### Required task
Leaving out the pictures, retype all the material exactly.

### Stored records
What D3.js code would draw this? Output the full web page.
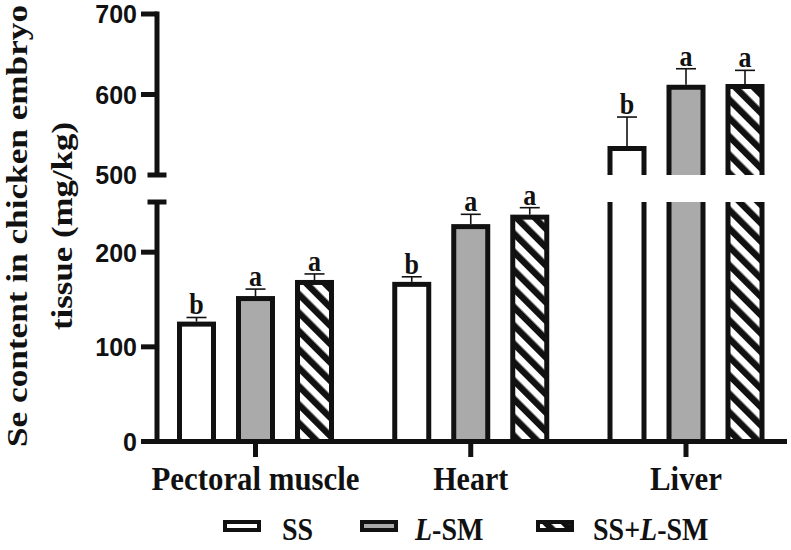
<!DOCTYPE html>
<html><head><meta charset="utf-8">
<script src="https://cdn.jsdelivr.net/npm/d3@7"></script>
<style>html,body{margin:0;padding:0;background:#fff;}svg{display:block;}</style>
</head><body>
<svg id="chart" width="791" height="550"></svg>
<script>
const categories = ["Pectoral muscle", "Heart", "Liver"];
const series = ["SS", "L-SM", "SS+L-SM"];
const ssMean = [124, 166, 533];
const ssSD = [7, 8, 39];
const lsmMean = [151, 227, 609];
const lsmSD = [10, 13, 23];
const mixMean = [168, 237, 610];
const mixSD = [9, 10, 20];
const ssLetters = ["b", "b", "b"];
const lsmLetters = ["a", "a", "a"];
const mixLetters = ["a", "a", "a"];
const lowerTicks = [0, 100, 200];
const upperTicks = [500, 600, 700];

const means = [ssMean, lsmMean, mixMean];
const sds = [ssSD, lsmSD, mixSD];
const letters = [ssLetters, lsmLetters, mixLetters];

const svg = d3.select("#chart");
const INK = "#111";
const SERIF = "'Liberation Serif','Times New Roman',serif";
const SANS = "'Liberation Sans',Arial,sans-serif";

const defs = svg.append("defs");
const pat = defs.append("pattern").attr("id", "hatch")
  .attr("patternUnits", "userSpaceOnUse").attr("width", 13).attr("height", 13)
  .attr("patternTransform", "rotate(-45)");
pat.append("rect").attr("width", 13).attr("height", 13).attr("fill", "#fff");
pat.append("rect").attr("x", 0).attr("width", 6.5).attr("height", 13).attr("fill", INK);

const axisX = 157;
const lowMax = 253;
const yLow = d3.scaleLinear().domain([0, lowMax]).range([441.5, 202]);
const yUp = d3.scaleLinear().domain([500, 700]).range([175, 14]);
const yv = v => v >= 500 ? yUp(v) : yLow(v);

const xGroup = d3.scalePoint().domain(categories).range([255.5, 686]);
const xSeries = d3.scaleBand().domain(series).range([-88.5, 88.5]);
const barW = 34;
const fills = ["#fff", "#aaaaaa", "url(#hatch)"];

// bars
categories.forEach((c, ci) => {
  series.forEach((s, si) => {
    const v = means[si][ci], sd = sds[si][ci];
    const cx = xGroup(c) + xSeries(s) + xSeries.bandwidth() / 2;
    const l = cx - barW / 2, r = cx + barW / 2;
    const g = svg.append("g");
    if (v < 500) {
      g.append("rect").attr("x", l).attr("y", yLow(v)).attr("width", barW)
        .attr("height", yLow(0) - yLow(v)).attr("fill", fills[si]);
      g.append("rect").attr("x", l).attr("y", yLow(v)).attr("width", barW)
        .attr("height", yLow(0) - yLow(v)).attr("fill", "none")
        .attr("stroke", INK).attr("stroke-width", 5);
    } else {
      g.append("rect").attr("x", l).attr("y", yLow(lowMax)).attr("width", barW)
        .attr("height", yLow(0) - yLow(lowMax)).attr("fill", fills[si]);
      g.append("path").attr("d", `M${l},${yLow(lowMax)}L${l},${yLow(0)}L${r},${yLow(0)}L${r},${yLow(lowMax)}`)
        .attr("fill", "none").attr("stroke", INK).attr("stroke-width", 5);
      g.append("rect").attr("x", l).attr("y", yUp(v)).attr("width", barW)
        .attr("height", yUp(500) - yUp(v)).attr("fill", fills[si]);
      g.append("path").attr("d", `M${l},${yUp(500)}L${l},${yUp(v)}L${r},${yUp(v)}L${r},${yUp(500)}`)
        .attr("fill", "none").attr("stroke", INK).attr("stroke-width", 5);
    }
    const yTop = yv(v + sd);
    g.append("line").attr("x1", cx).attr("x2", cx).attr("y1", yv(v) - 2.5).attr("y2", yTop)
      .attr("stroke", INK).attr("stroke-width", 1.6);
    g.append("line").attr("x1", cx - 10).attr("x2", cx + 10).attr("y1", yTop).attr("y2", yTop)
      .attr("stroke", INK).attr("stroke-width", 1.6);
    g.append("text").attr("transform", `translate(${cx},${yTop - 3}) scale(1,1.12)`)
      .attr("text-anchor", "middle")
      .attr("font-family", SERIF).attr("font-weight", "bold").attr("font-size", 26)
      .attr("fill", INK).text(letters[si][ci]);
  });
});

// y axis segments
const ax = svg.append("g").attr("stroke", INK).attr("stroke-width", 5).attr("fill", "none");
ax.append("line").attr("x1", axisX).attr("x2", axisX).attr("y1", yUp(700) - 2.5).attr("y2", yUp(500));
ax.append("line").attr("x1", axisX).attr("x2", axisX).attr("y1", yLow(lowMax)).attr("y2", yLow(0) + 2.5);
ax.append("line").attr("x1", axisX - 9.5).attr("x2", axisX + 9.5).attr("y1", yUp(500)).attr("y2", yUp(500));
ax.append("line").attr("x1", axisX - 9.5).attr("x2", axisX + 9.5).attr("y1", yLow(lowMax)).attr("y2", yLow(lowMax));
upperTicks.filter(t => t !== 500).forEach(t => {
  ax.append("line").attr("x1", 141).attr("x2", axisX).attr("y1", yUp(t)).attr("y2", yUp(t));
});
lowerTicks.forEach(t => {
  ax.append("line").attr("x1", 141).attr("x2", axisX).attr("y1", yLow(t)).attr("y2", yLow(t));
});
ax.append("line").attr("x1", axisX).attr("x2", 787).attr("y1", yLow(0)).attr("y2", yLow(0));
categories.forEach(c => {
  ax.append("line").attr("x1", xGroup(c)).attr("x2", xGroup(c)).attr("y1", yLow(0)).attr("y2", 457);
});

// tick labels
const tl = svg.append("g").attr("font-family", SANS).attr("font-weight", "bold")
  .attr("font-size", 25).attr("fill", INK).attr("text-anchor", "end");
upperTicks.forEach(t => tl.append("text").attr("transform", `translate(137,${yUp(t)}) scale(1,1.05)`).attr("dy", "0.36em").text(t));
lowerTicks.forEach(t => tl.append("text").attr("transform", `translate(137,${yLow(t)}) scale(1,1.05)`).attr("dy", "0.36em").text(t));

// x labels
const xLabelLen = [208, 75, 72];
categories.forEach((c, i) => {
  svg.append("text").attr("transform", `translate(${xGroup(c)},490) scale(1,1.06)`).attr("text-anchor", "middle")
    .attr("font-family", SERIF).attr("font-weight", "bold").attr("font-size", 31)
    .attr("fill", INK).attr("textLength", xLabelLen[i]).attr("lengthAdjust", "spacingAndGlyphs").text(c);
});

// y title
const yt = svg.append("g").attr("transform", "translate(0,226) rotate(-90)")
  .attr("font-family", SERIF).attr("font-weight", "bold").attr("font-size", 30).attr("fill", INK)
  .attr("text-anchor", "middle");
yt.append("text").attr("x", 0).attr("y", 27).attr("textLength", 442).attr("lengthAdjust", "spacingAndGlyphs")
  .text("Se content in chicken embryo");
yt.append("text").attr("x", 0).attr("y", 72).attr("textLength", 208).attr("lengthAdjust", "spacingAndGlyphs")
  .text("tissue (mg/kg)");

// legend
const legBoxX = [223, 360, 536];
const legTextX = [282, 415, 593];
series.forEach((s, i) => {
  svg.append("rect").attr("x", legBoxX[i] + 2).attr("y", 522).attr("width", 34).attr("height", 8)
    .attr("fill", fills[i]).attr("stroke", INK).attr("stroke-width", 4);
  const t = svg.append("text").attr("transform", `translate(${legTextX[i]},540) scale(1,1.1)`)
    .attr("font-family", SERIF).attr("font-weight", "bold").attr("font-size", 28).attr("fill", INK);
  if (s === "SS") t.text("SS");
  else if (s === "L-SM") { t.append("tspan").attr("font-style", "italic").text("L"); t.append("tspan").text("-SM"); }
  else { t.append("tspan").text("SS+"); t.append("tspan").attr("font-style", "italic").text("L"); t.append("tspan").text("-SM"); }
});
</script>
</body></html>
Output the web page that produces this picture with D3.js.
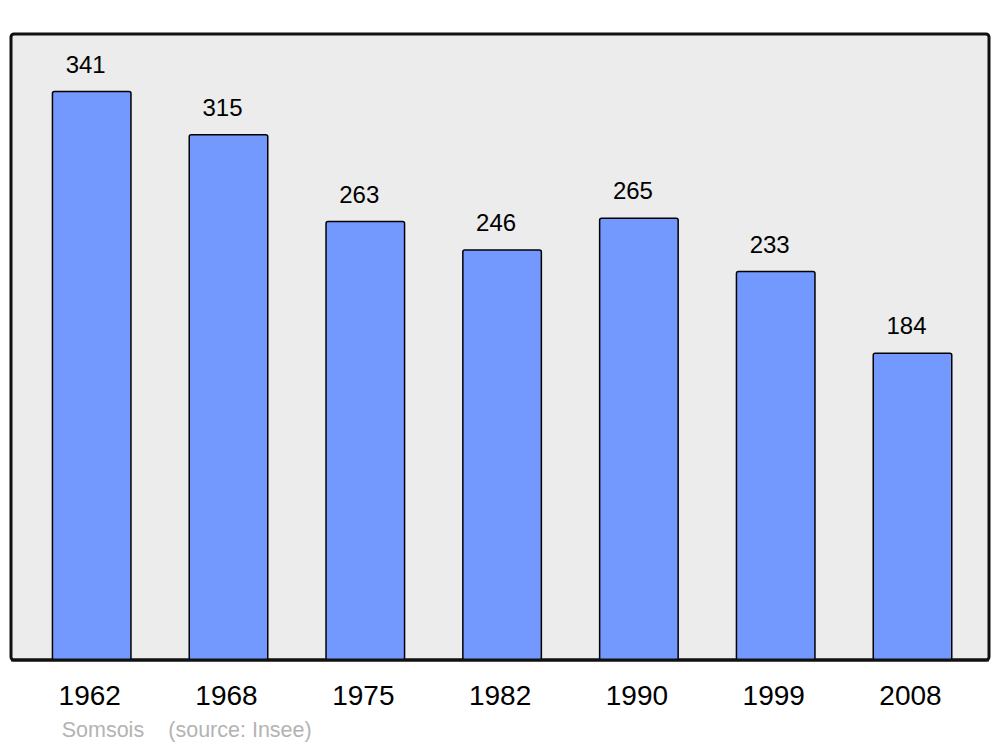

### Response below
What D3.js code would draw this? Output the full web page.
<!DOCTYPE html>
<html><head><meta charset="utf-8">
<script src="https://cdn.jsdelivr.net/npm/d3@7"></script>
<style>html,body{margin:0;padding:0;background:#fff;}svg{display:block;}</style>
</head><body>
<svg id="chart" width="791" height="550"></svg>
<script>
const categories = ["Pectoral muscle", "Heart", "Liver"];
const series = ["SS", "L-SM", "SS+L-SM"];
const ssMean = [124, 166, 533];
const ssSD = [7, 8, 39];
const lsmMean = [151, 227, 609];
const lsmSD = [10, 13, 23];
const mixMean = [168, 237, 610];
const mixSD = [9, 10, 20];
const ssLetters = ["b", "b", "b"];
const lsmLetters = ["a", "a", "a"];
const mixLetters = ["a", "a", "a"];
const lowerTicks = [0, 100, 200];
const upperTicks = [500, 600, 700];

const means = [ssMean, lsmMean, mixMean];
const sds = [ssSD, lsmSD, mixSD];
const letters = [ssLetters, lsmLetters, mixLetters];

const svg = d3.select("#chart");
const INK = "#111";
const SERIF = "'Liberation Serif','Times New Roman',serif";
const SANS = "'Liberation Sans',Arial,sans-serif";

const defs = svg.append("defs");
const pat = defs.append("pattern").attr("id", "hatch")
  .attr("patternUnits", "userSpaceOnUse").attr("width", 13).attr("height", 13)
  .attr("patternTransform", "rotate(-45)");
pat.append("rect").attr("width", 13).attr("height", 13).attr("fill", "#fff");
pat.append("rect").attr("x", 0).attr("width", 6.5).attr("height", 13).attr("fill", INK);

const axisX = 157;
const lowMax = 253;
const yLow = d3.scaleLinear().domain([0, lowMax]).range([441.5, 202]);
const yUp = d3.scaleLinear().domain([500, 700]).range([175, 14]);
const yv = v => v >= 500 ? yUp(v) : yLow(v);

const xGroup = d3.scalePoint().domain(categories).range([255.5, 686]);
const xSeries = d3.scaleBand().domain(series).range([-88.5, 88.5]);
const barW = 34;
const fills = ["#fff", "#aaaaaa", "url(#hatch)"];

// bars
categories.forEach((c, ci) => {
  series.forEach((s, si) => {
    const v = means[si][ci], sd = sds[si][ci];
    const cx = xGroup(c) + xSeries(s) + xSeries.bandwidth() / 2;
    const l = cx - barW / 2, r = cx + barW / 2;
    const g = svg.append("g");
    if (v < 500) {
      g.append("rect").attr("x", l).attr("y", yLow(v)).attr("width", barW)
        .attr("height", yLow(0) - yLow(v)).attr("fill", fills[si]);
      g.append("rect").attr("x", l).attr("y", yLow(v)).attr("width", barW)
        .attr("height", yLow(0) - yLow(v)).attr("fill", "none")
        .attr("stroke", INK).attr("stroke-width", 5);
    } else {
      g.append("rect").attr("x", l).attr("y", yLow(lowMax)).attr("width", barW)
        .attr("height", yLow(0) - yLow(lowMax)).attr("fill", fills[si]);
      g.append("path").attr("d", `M${l},${yLow(lowMax)}L${l},${yLow(0)}L${r},${yLow(0)}L${r},${yLow(lowMax)}`)
        .attr("fill", "none").attr("stroke", INK).attr("stroke-width", 5);
      g.append("rect").attr("x", l).attr("y", yUp(v)).attr("width", barW)
        .attr("height", yUp(500) - yUp(v)).attr("fill", fills[si]);
      g.append("path").attr("d", `M${l},${yUp(500)}L${l},${yUp(v)}L${r},${yUp(v)}L${r},${yUp(500)}`)
        .attr("fill", "none").attr("stroke", INK).attr("stroke-width", 5);
    }
    const yTop = yv(v + sd);
    g.append("line").attr("x1", cx).attr("x2", cx).attr("y1", yv(v) - 2.5).attr("y2", yTop)
      .attr("stroke", INK).attr("stroke-width", 1.6);
    g.append("line").attr("x1", cx - 10).attr("x2", cx + 10).attr("y1", yTop).attr("y2", yTop)
      .attr("stroke", INK).attr("stroke-width", 1.6);
    g.append("text").attr("transform", `translate(${cx},${yTop - 3}) scale(1,1.12)`)
      .attr("text-anchor", "middle")
      .attr("font-family", SERIF).attr("font-weight", "bold").attr("font-size", 26)
      .attr("fill", INK).text(letters[si][ci]);
  });
});

// y axis segments
const ax = svg.append("g").attr("stroke", INK).attr("stroke-width", 5).attr("fill", "none");
ax.append("line").attr("x1", axisX).attr("x2", axisX).attr("y1", yUp(700) - 2.5).attr("y2", yUp(500));
ax.append("line").attr("x1", axisX).attr("x2", axisX).attr("y1", yLow(lowMax)).attr("y2", yLow(0) + 2.5);
ax.append("line").attr("x1", axisX - 9.5).attr("x2", axisX + 9.5).attr("y1", yUp(500)).attr("y2", yUp(500));
ax.append("line").attr("x1", axisX - 9.5).attr("x2", axisX + 9.5).attr("y1", yLow(lowMax)).attr("y2", yLow(lowMax));
upperTicks.filter(t => t !== 500).forEach(t => {
  ax.append("line").attr("x1", 141).attr("x2", axisX).attr("y1", yUp(t)).attr("y2", yUp(t));
});
lowerTicks.forEach(t => {
  ax.append("line").attr("x1", 141).attr("x2", axisX).attr("y1", yLow(t)).attr("y2", yLow(t));
});
ax.append("line").attr("x1", axisX).attr("x2", 787).attr("y1", yLow(0)).attr("y2", yLow(0));
categories.forEach(c => {
  ax.append("line").attr("x1", xGroup(c)).attr("x2", xGroup(c)).attr("y1", yLow(0)).attr("y2", 457);
});

// tick labels
const tl = svg.append("g").attr("font-family", SANS).attr("font-weight", "bold")
  .attr("font-size", 25).attr("fill", INK).attr("text-anchor", "end");
upperTicks.forEach(t => tl.append("text").attr("transform", `translate(137,${yUp(t)}) scale(1,1.05)`).attr("dy", "0.36em").text(t));
lowerTicks.forEach(t => tl.append("text").attr("transform", `translate(137,${yLow(t)}) scale(1,1.05)`).attr("dy", "0.36em").text(t));

// x labels
const xLabelLen = [208, 75, 72];
categories.forEach((c, i) => {
  svg.append("text").attr("transform", `translate(${xGroup(c)},490) scale(1,1.06)`).attr("text-anchor", "middle")
    .attr("font-family", SERIF).attr("font-weight", "bold").attr("font-size", 31)
    .attr("fill", INK).attr("textLength", xLabelLen[i]).attr("lengthAdjust", "spacingAndGlyphs").text(c);
});

// y title
const yt = svg.append("g").attr("transform", "translate(0,226) rotate(-90)")
  .attr("font-family", SERIF).attr("font-weight", "bold").attr("font-size", 30).attr("fill", INK)
  .attr("text-anchor", "middle");
yt.append("text").attr("x", 0).attr("y", 27).attr("textLength", 442).attr("lengthAdjust", "spacingAndGlyphs")
  .text("Se content in chicken embryo");
yt.append("text").attr("x", 0).attr("y", 72).attr("textLength", 208).attr("lengthAdjust", "spacingAndGlyphs")
  .text("tissue (mg/kg)");

// legend
const legBoxX = [223, 360, 536];
const legTextX = [282, 415, 593];
series.forEach((s, i) => {
  svg.append("rect").attr("x", legBoxX[i] + 2).attr("y", 522).attr("width", 34).attr("height", 8)
    .attr("fill", fills[i]).attr("stroke", INK).attr("stroke-width", 4);
  const t = svg.append("text").attr("transform", `translate(${legTextX[i]},540) scale(1,1.1)`)
    .attr("font-family", SERIF).attr("font-weight", "bold").attr("font-size", 28).attr("fill", INK);
  if (s === "SS") t.text("SS");
  else if (s === "L-SM") { t.append("tspan").attr("font-style", "italic").text("L"); t.append("tspan").text("-SM"); }
  else { t.append("tspan").text("SS+"); t.append("tspan").attr("font-style", "italic").text("L"); t.append("tspan").text("-SM"); }
});
</script>
</body></html>
Output the web page that produces this picture with D3.js.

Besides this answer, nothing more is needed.